With that information about his breeding, he is already listed on allbreedpedigree and has 2 offspring that have been listed. 
Excalibur Hanoverian


----------



## PrettyBananas (Apr 27, 2014)

Do you think I can find videos or what he has done? Every time I google his names stables or other horses pop up
_Posted via Mobile Device_


----------



## SunnyDraco (Dec 8, 2011)

PrettyBananas said:


> Do you think I can find videos or what he has done? Every time I google his names stables or other horses pop up
> _Posted via Mobile Device_


It is a common name and used for more than just horses, would be hard to find what you are looking for if it is even posted on the internet.
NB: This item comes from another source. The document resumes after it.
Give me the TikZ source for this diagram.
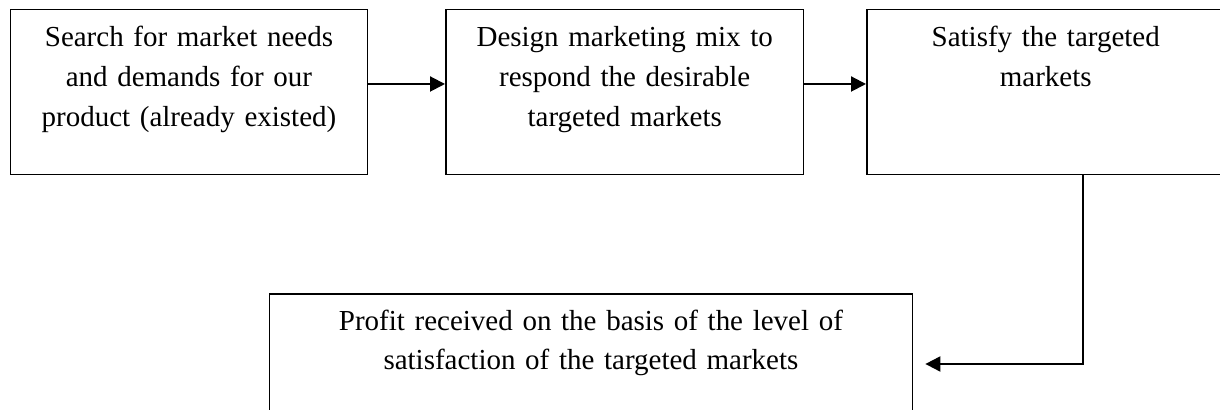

Good luck


----------



## Rain Shadow (May 1, 2014)

Here you go

Canadian Warmblood Horse Breeders Association - Stallions

This is his owner's website. He can be seen under stallions. 

Touchstone Farm: Home


----------



## PrettyBananas (Apr 27, 2014)

^ I have found all that I just can't find any videos or what he's done or anything! I wanted to see him in action to see if there's similarities and all that, thank you though
_Posted via Mobile Device_


----------



## Rain Shadow (May 1, 2014)

Why not contact his owner then and ask?


----------



## PrettyBananas (Apr 27, 2014)

I feel weird asking do lots of people do that? I'm rediculesly shy lol maybe I will just call!
_Posted via Mobile Device_


----------



## SunnyDraco (Dec 8, 2011)

PrettyBananas said:


> I feel weird asking do lots of people do that? I'm rediculesly shy lol maybe I will just call!
> _Posted via Mobile Device_


If you have a foal from their stud, I am sure they would love to hear from you. Most stud owners like to know what became of the foals their stud produced :wink:


----------



## PrettyBananas (Apr 27, 2014)

I guess that makes sence thanks for helping everyone I guess I'm going to call them!
_Posted via Mobile Device_


----------



## Apex (Apr 18, 2009)

Definetely contact Chris Gould at Touchstone Farms. This stallion has at least 29 progeny in the Canadian Warmblood registry. With Escudo as his sire, Furioso and of course the grand dam maker Arkansas, Excalibur is very very well bred. Touchstone is a well known breeder in Canada, with years of serious breeding behind them.


----------